Sessions, Streams, Protocol Port, and Demultiplexing

Sessions, Streams, Protocol Port, and Demultiplexing

Session

All traffic that is sent to a given IP address, port

Stream

a sequence of RTP packets that are from a single synchronization source

Demultiplexing:

session demultiplexing

occurs at the transport layer based on the port number

stream demultiplexing

occurs once the packet is passed to the RTP software, based on the synchronization source identifier - then the sequence number and timestamp are used to order the packet at a suitable time for playback


Transcript

[slide107] So, we have a session and that's all the traffic that's sent to a given IP address and port. We can also now have separate streams. So now I can have multiple RTP streams. Why would I want to have different streams? Well, a stream is all the RTP packets from a single synchronization source. But if I have them from multiple synchronization sources, what do I do? I need to synchronize them and then I need to play them out. That's not a problem. We also have the ability to demultiplex the session and demultiplex the streams. Why would I want to demultiplex streams? Well, I might have one stream that was the real-time English that you're hearing, and simultaneously, we might have, delayed by a small amount, a simultaneous translation in Swedish. And it's necessarily going to be delayed because it took a while for the person who was the translator to hear it and to speak it. So we need a different synchronization source for that. But now I as the receiver can choose which one of those I want. If I choose the second one, what do I want to do with the video that I'm playing out?
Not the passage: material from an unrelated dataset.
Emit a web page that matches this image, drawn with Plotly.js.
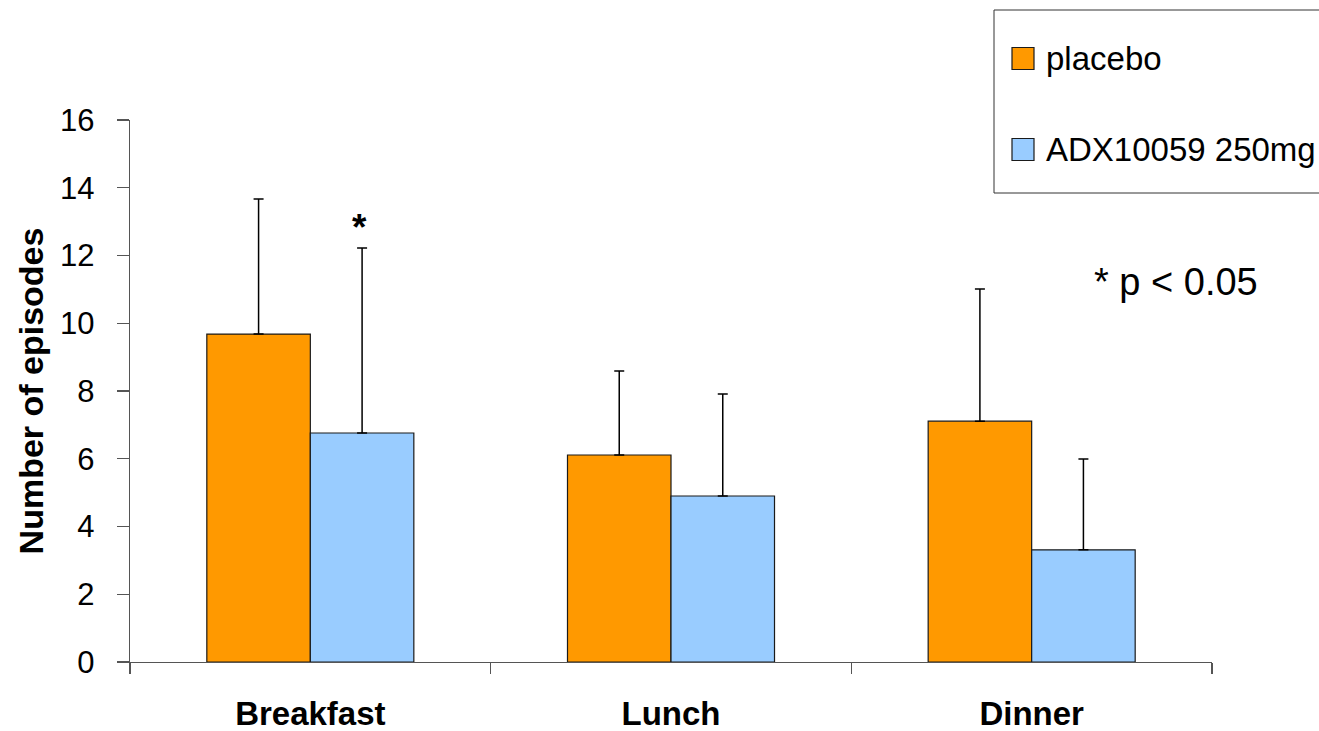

I want to delay the video, so that I can have lip synchronization. So that the speaking roughly matches the time that I hear the audio. What happens if they aren't mismatched? If I only play the original English timing of the video, but I play the audio for the Swedish? We get what used to be in the US be comically known as spaghetti westerns, where they were made in Italy and then translated by someone dubbing in the voice, and now they play out and they don't match at all.